ABB’s decision to build a technology-agnostic platform signals its intent to future-proof the offering. In practice, this means customers are not locked into proprietary battery chemistries or system architectures—a nod to the rapid innovation cycles in lithium-ion and emerging storage technologies like sodium-ion and solid-state batteries.

This approach could be advantageous, especially for regions where battery safety standards, climate profiles, or sourcing constraints demand varied technology stacks. However, ABB will need to demonstrate how its platform avoids the inefficiencies that often accompany multi-vendor system integration, especially in performance monitoring and predictive maintenance—areas crucial to delivering the promised performance guarantees.

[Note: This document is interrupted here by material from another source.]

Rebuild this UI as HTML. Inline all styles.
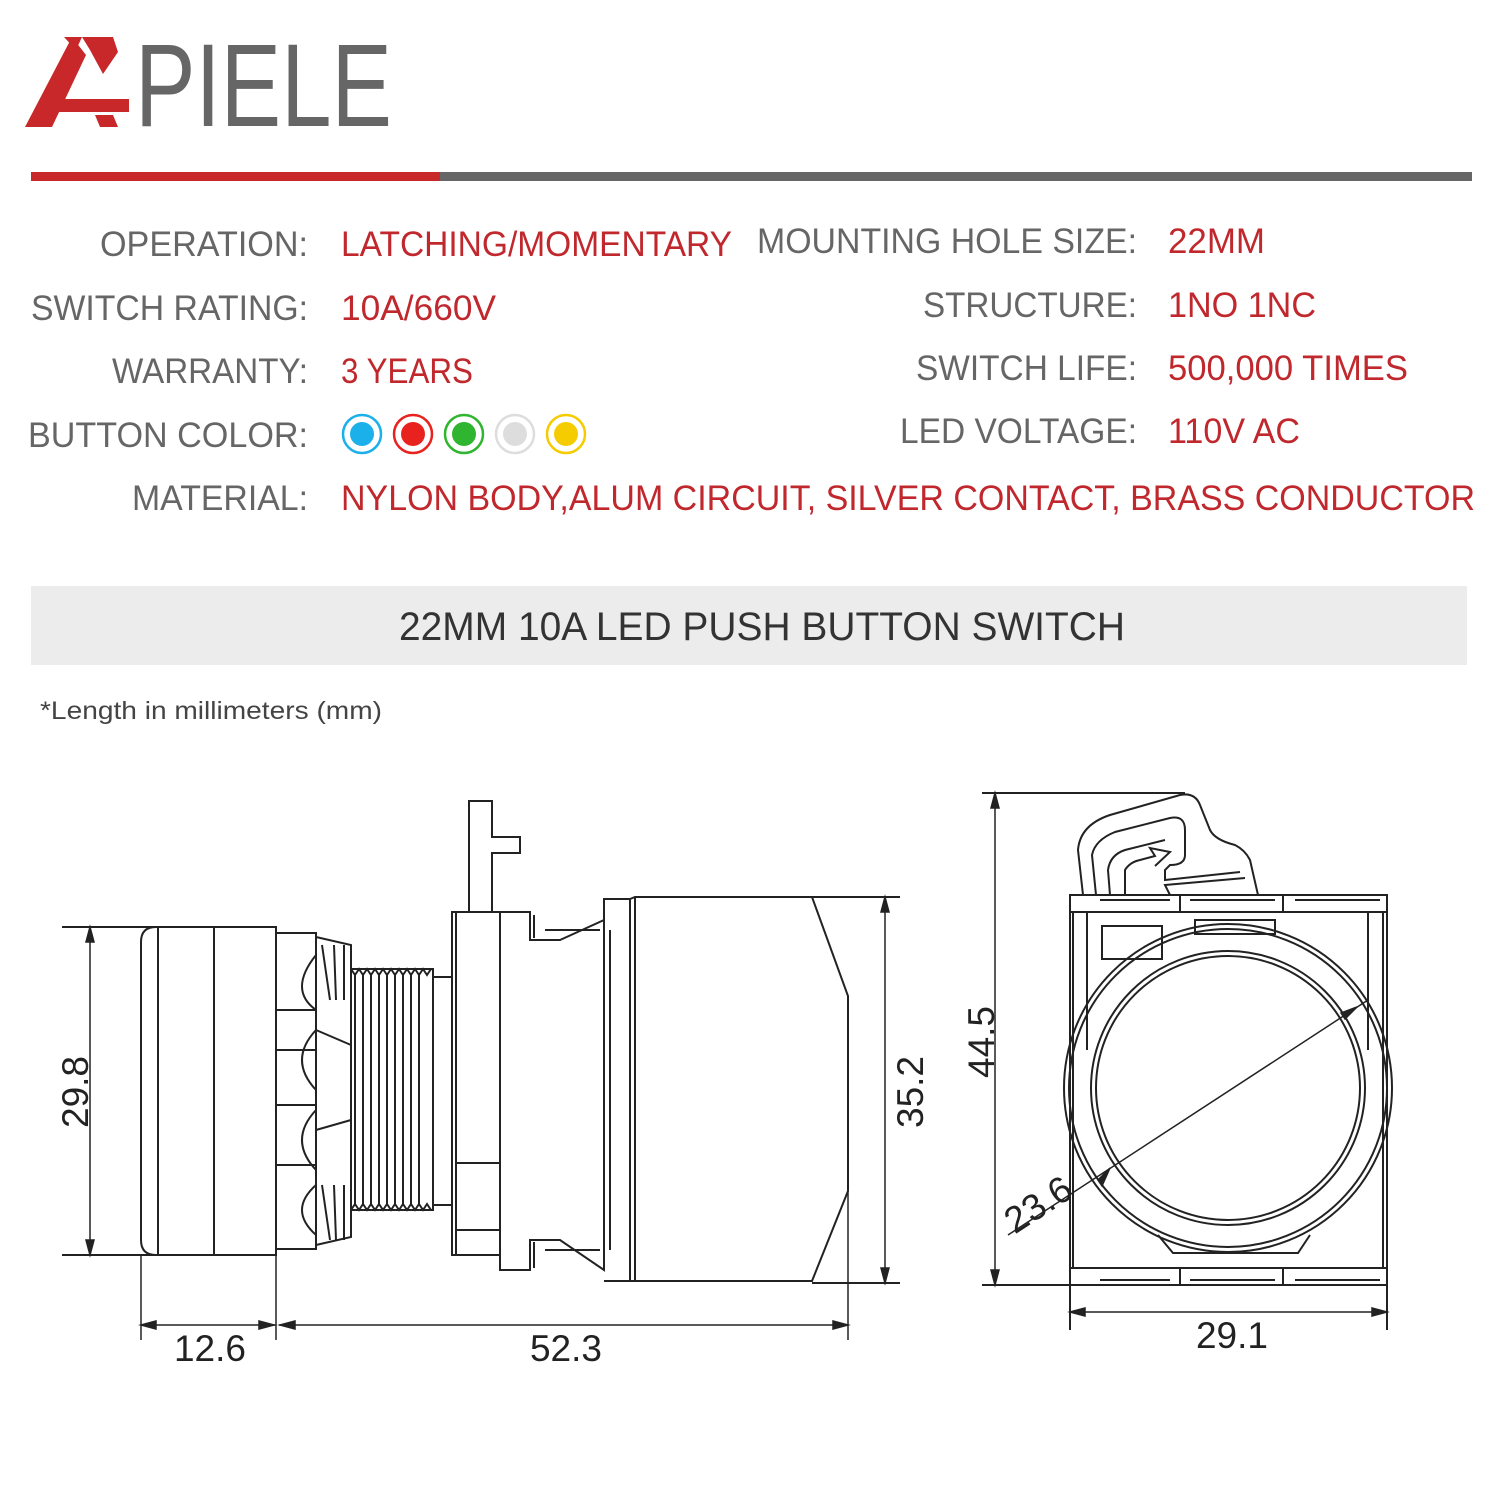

Unlike traditional energy storage installations, BESS-as-a-Service is underpinned by performance guarantees and includes coverage for maintenance and energy market participation. ABB’s offer to manage trading on behalf of customers introduces a layer of complexity uncommon in OEM-driven business models. While energy arbitrage and frequency regulation services are increasingly viable revenue streams, they demand sophisticated forecasting, real-time market response, and risk management strategies—skills not historically associated with hardware-centric firms.

To address this, ABB is leveraging partnerships across software, analytics, and financial modeling ecosystems. This strategy aligns with broader industry moves toward platform-based storage management, yet also introduces potential dependencies on third-party providers whose capabilities and alignment may vary across markets.

The inclusion of a pre-deployment feasibility assessment suggests ABB is attempting to mitigate deployment risk and avoid underperforming assets. This risk-screening is critical for customer trust, but it may also limit the offer’s accessibility to only those customers with favorable load profiles or regulatory environments—raising questions about scalability.

The BESS-as-a-Service rollout reflects a broader pivot in energy technology toward service-led revenue models, mirroring similar shifts in HVAC, lighting, and even microgrid deployment. These models appeal to CFOs prioritizing cost predictability and low-risk decarbonization pathways. Yet the model’s long-term success will depend on its ability to deliver measurable savings and new revenue streams under varying tariff structures, grid policies, and technology evolutions.

Moreover, ABB’s framing of the product as a “strategic lever” for growth indicates internal expectations that go beyond a niche offering. For the model to scale globally, ABB must navigate a regulatory landscape still catching up to storage-as-a-service business cases, particularly in emerging markets where power reliability and market mechanisms remain underdeveloped.